The white birds uttered their peculiarly derisive cackle at the
old man and flapped over to my side. Then they were certainly an
astonished lot of birds. I gave them both barrels and dropped a
pair; got two more shots as they swung over me and dropped
another pair, and brought down a straggling single as a grand
finale. The flock, with shrill, derogatory remarks, flew in an
airline straight away. They never deviated, as far as I could
follow them with the eye. Even after they had apparently
disappeared, I could catch an occasional flash of white in the
sun.
Now the old gentleman came whooping around with long, undignified
bounds to fall on his face and seize my foot in an excess of
gratitude. He rose and capered about, he rushed out and gathered
in the slain one by one and laid them in a pile at my feet. Then
he danced a jig-step around them and reviled them, and fell on
his face once more, repeating the word "Bwana! bwana! bwana!"
over and over-"Master! master! master!" We returned to camp
together, the old gentleman carrying the birds, and capering
about like a small boy, pouring forth a flood of his sort of
Swahili, of which I could understand only a word here and there.
Memba Sasa, very dignified and scornful of such performances, met
us halfway and took my gun. He seemed to be able to understand
the old fellow's brand of Swahili, and said it over again in a
brand I could understand. From it I gathered that I was called a
marvellously great sultan, a protector of the poor, and other
Arabian Nights titles.
The birds proved to be white egrets. Now at home I am strongly
against the killing of these creatures, and have so expressed
myself on many occasions. But, looking from the beautiful white
plumage of these villainous mauraders, to the wrinkled countenance
of the grateful weary old savage, I could not fan a spark of
regret. And from the straight line of their retreating flight I
like to think that the rest of the flock never came back, but
took their toll from the wider fields of the plateau above.

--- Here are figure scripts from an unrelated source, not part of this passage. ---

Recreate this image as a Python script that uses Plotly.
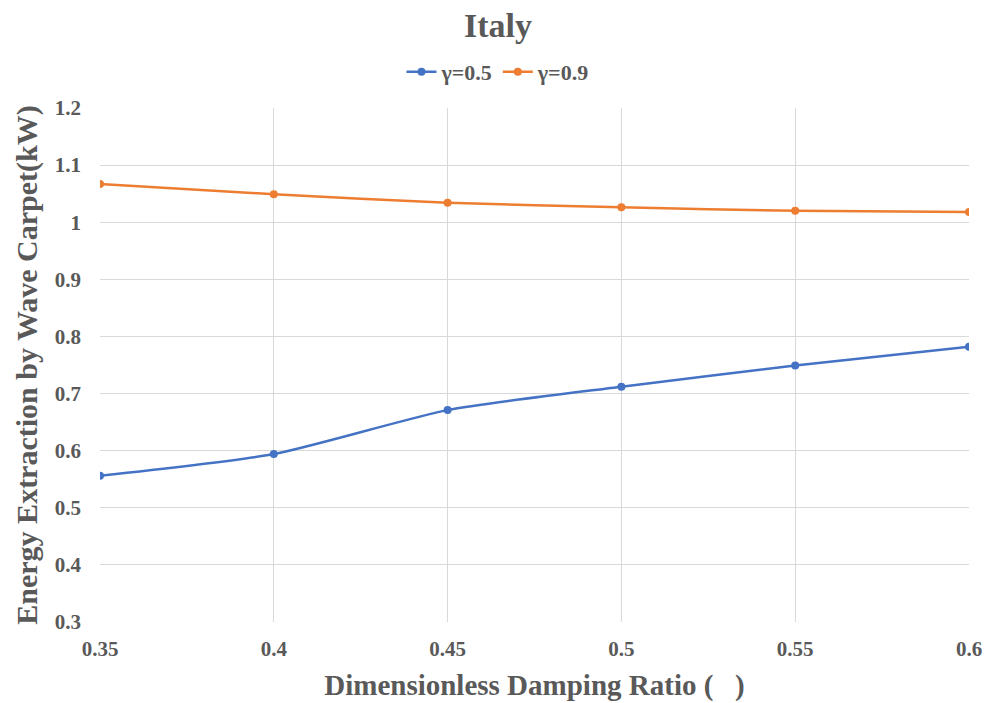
import plotly.graph_objects as go

damping = [0.35, 0.4, 0.45, 0.5, 0.55, 0.6]
gamma_05 = [0.556, 0.594, 0.671, 0.712, 0.749, 0.782]
gamma_09 = [1.067, 1.049, 1.034, 1.026, 1.020, 1.018]
x_ticks = [0.35, 0.4, 0.45, 0.5, 0.55, 0.6]
x_tick_labels = ["0.35", "0.4", "0.45", "0.5", "0.55", "0.6"]
y_ticks = [0.3, 0.4, 0.5, 0.6, 0.7, 0.8, 0.9, 1.0, 1.1, 1.2]
y_tick_labels = ["0.3", "0.4", "0.5", "0.6", "0.7", "0.8", "0.9", "1", "1.1", "1.2"]

font_family = "Liberation Serif, Times New Roman, serif"
gray = "#595959"

fig = go.Figure()
fig.add_trace(go.Scatter(x=damping, y=gamma_05, mode="lines+markers", name="<b>γ=0.5</b>",
                         line=dict(color="#4472C4", width=2.5, shape="spline", smoothing=0.6),
                         marker=dict(size=8, color="#4472C4")))
fig.add_trace(go.Scatter(x=damping, y=gamma_09, mode="lines+markers", name="<b>γ=0.9</b>",
                         line=dict(color="#ED7D31", width=2.5, shape="spline", smoothing=0.6),
                         marker=dict(size=8, color="#ED7D31")))

fig.update_layout(
    width=990, height=703,
    paper_bgcolor="white", plot_bgcolor="white",
    margin=dict(l=100, r=21, t=108, b=81, autoexpand=False),
    font=dict(family=font_family, color=gray, size=21),
    title=dict(text="<b>Italy</b>", x=0.503, xref="container", xanchor="center", y=0.965, yanchor="middle",
               font=dict(size=34, color=gray, family=font_family)),
    legend=dict(orientation="h", xref="paper", yref="paper", x=0.458, xanchor="center",
                y=1.07, yanchor="middle",
                font=dict(size=22, color=gray, family=font_family), itemwidth=30,
                traceorder="normal"),
    xaxis=dict(range=[0.35, 0.6], tickvals=x_ticks, ticktext=["<b>%s</b>" % t for t in x_tick_labels],
               showgrid=True, gridcolor="#D9D9D9", gridwidth=1, zeroline=False,
               showline=False, ticks="", tickfont=dict(size=21, color=gray), ticklabelstandoff=12,
               title=dict(text="<b>Dimensionless Damping Ratio (   )</b>", font=dict(size=29, color=gray), standoff=14)),
    yaxis=dict(range=[0.3, 1.2], tickvals=y_ticks, ticktext=["<b>%s</b>" % t for t in y_tick_labels],
               showgrid=True, gridcolor="#D9D9D9", gridwidth=1, zeroline=False,
               showline=False, ticks="", tickfont=dict(size=21, color=gray), ticklabelstandoff=18,
               title=dict(text="<b>Energy Extraction by Wave Carpet(kW)</b>", font=dict(size=30, color=gray), standoff=8)),
)

fig.write_html("out.html")
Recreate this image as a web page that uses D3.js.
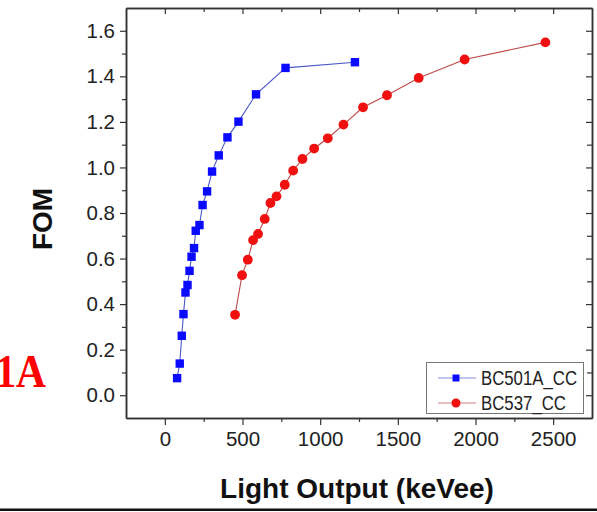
<!DOCTYPE html>
<html>
<head>
<meta charset="utf-8">
<script src="https://cdn.jsdelivr.net/npm/d3@7"></script>
<style>
  html, body { margin: 0; padding: 0; background: #fff; }
  svg { display: block; }
</style>
</head>
<body>
<svg id="chart" width="597" height="512"></svg>
<script>
// FOM versus light output for two liquid scintillators
const seriesNames = ["BC501A_CC", "BC537_CC"];

const bc501aLight = [79, 96, 109, 120, 133, 146, 159, 172, 188, 199, 223, 243, 272, 304, 347, 403, 474, 587, 777, 1224];
const bc501aFom   = [0.075, 0.139, 0.261, 0.356, 0.451, 0.484, 0.546, 0.608, 0.646, 0.722, 0.747, 0.835, 0.895, 0.982, 1.053, 1.132, 1.201, 1.321, 1.437, 1.462];

const bc537Light = [452, 497, 534, 568, 600, 643, 680, 719, 772, 826, 886, 961, 1049, 1150, 1276, 1430, 1634, 1930, 2450];
const bc537Fom   = [0.353, 0.527, 0.595, 0.681, 0.708, 0.774, 0.844, 0.873, 0.924, 0.986, 1.037, 1.083, 1.128, 1.188, 1.264, 1.317, 1.393, 1.474, 1.549];

const xTicks = [0, 500, 1000, 1500, 2000, 2500];
const xMinorTicks = [250, 750, 1250, 1750, 2250];
const yTicks = [0.0, 0.2, 0.4, 0.6, 0.8, 1.0, 1.2, 1.4, 1.6];
const yMinorTicks = [0.1, 0.3, 0.5, 0.7, 0.9, 1.1, 1.3, 1.5];

const svg = d3.select("#chart");
const plot = { left: 126, right: 592, top: 8, bottom: 418 };

const x = d3.scaleLinear().domain([-250, 2750]).range([plot.left, plot.right]);
const y = d3.scaleLinear().domain([-0.1, 1.7]).range([plot.bottom, plot.top]);

const axisColor = "#333";
const labelFont = "'Liberation Sans', Arial, Helvetica, sans-serif";

// Partial red slide heading at the left edge
svg.append("text")
  .attr("transform", "translate(46,387) scale(0.9,1)")
  .attr("text-anchor", "end")
  .attr("font-family", "'Liberation Serif', 'Times New Roman', serif")
  .attr("font-weight", "bold")
  .attr("font-size", 46)
  .attr("fill", "#ff0000")
  .text("1A");

// Axes: bottom and left with outward ticks, top and right mirrored inward
function styleAxis(g) {
  g.selectAll("path").attr("stroke", axisColor).attr("stroke-width", 1.5);
  g.selectAll("line").attr("stroke", axisColor).attr("stroke-width", 1.2);
  g.selectAll("text")
    .attr("font-family", labelFont)
    .attr("font-size", 20.5)
    .attr("fill", "#222");
}

const gx = svg.append("g").attr("transform", `translate(0,${plot.bottom})`)
  .call(d3.axisBottom(x).tickValues(xTicks).tickSize(7).tickPadding(6).tickSizeOuter(0).tickFormat(d3.format("d")));
styleAxis(gx);
const gxMinor = svg.append("g").attr("transform", `translate(0,${plot.bottom})`)
  .call(d3.axisBottom(x).tickValues(xMinorTicks).tickSize(4).tickSizeOuter(0).tickFormat(""));
styleAxis(gxMinor);

const gy = svg.append("g").attr("transform", `translate(${plot.left},0)`)
  .call(d3.axisLeft(y).tickValues(yTicks).tickSize(6).tickPadding(5).tickSizeOuter(0).tickFormat(d3.format(".1f")));
styleAxis(gy);
const gyMinor = svg.append("g").attr("transform", `translate(${plot.left},0)`)
  .call(d3.axisLeft(y).tickValues(yMinorTicks).tickSize(4).tickSizeOuter(0).tickFormat(""));
styleAxis(gyMinor);

const gTop = svg.append("g").attr("transform", `translate(0,${plot.top})`)
  .call(d3.axisBottom(x).tickValues(xTicks).tickSize(6).tickSizeOuter(0).tickFormat(""));
styleAxis(gTop);
const gTopMinor = svg.append("g").attr("transform", `translate(0,${plot.top})`)
  .call(d3.axisBottom(x).tickValues(xMinorTicks).tickSize(4).tickSizeOuter(0).tickFormat(""));
styleAxis(gTopMinor);

const gRight = svg.append("g").attr("transform", `translate(${plot.right},0)`)
  .call(d3.axisLeft(y).tickValues(yTicks).tickSize(6).tickSizeOuter(0).tickFormat(""));
styleAxis(gRight);
const gRightMinor = svg.append("g").attr("transform", `translate(${plot.right},0)`)
  .call(d3.axisLeft(y).tickValues(yMinorTicks).tickSize(5).tickSizeOuter(0).tickFormat(""));
styleAxis(gRightMinor);

// Axis titles
svg.append("text")
  .attr("x", 357).attr("y", 498)
  .attr("text-anchor", "middle")
  .attr("font-family", labelFont)
  .attr("font-weight", "bold")
  .attr("font-size", 28)
  .attr("fill", "#111")
  .text("Light Output (keVee)");

svg.append("text")
  .attr("transform", "translate(52,219) rotate(-90)")
  .attr("text-anchor", "middle")
  .attr("font-family", labelFont)
  .attr("font-weight", "bold")
  .attr("font-size", 28)
  .attr("fill", "#111")
  .text("FOM");

// Series
const series = [
  { name: seriesNames[0], xs: bc501aLight, ys: bc501aFom, color: "#0a0aff", line: "#4a58c8", shape: "square" },
  { name: seriesNames[1], xs: bc537Light, ys: bc537Fom, color: "#f01010", line: "#c04848", shape: "circle" }
];

const line = d3.line().x(d => x(d[0])).y(d => y(d[1]));

series.forEach(s => {
  const pts = s.xs.map((v, i) => [v, s.ys[i]]);
  svg.append("path")
    .datum(pts)
    .attr("d", line)
    .attr("fill", "none")
    .attr("stroke", s.line)
    .attr("stroke-width", 1.1);
  const g = svg.append("g");
  if (s.shape === "square") {
    g.selectAll("rect").data(pts).join("rect")
      .attr("x", d => x(d[0]) - 4.2)
      .attr("y", d => y(d[1]) - 4.2)
      .attr("width", 8.4).attr("height", 8.4)
      .attr("fill", s.color);
  } else {
    g.selectAll("circle").data(pts).join("circle")
      .attr("cx", d => x(d[0]))
      .attr("cy", d => y(d[1]))
      .attr("r", 4.9)
      .attr("fill", s.color);
  }
});

// Legend
const legend = svg.append("g");
legend.append("rect")
  .attr("x", 426.5).attr("y", 362.5).attr("width", 157).attr("height", 51)
  .attr("fill", "#fff").attr("stroke", "#777").attr("stroke-width", 1);
const legendWidths = [96, 85];
series.forEach((s, i) => {
  const cy = 378 + i * 25;
  legend.append("line")
    .attr("x1", 438).attr("x2", 476).attr("y1", cy).attr("y2", cy)
    .attr("stroke", s.line).attr("stroke-width", 1).attr("stroke-opacity", 0.7);
  if (s.shape === "square") {
    legend.append("rect").attr("x", 452.5).attr("y", cy - 3.5).attr("width", 7).attr("height", 7).attr("fill", s.color);
  } else {
    legend.append("circle").attr("cx", 456).attr("cy", cy).attr("r", 4.5).attr("fill", s.color);
  }
  legend.append("text")
    .attr("x", 481).attr("y", cy + 7)
    .attr("font-family", labelFont)
    .attr("font-size", 20)
    .attr("fill", "#222")
    .attr("textLength", legendWidths[i])
    .attr("lengthAdjust", "spacingAndGlyphs")
    .text(s.name);
});

// Slide rule along the bottom edge
svg.append("rect")
  .attr("x", 0).attr("y", 508.5).attr("width", 597).attr("height", 2.5)
  .attr("fill", "#111");
</script>
</body>
</html>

Next day we reentered the game-haunted wilderness, nor did we see
any more native villages until many weeks later we came into the
country of the Wakamba.
XIX. THE TANA RIVER
Our first sight of the Tana River was from the top of a bluff. It
flowed below us a hundred feet, bending at a sharp elbow against
the cliff on which we stood. Out of the jungle it crept
sluggishly and into the jungle it crept again, brown, slow,
viscid, suggestive of the fevers and the lurking beasts by which,
indeed, it was haunted.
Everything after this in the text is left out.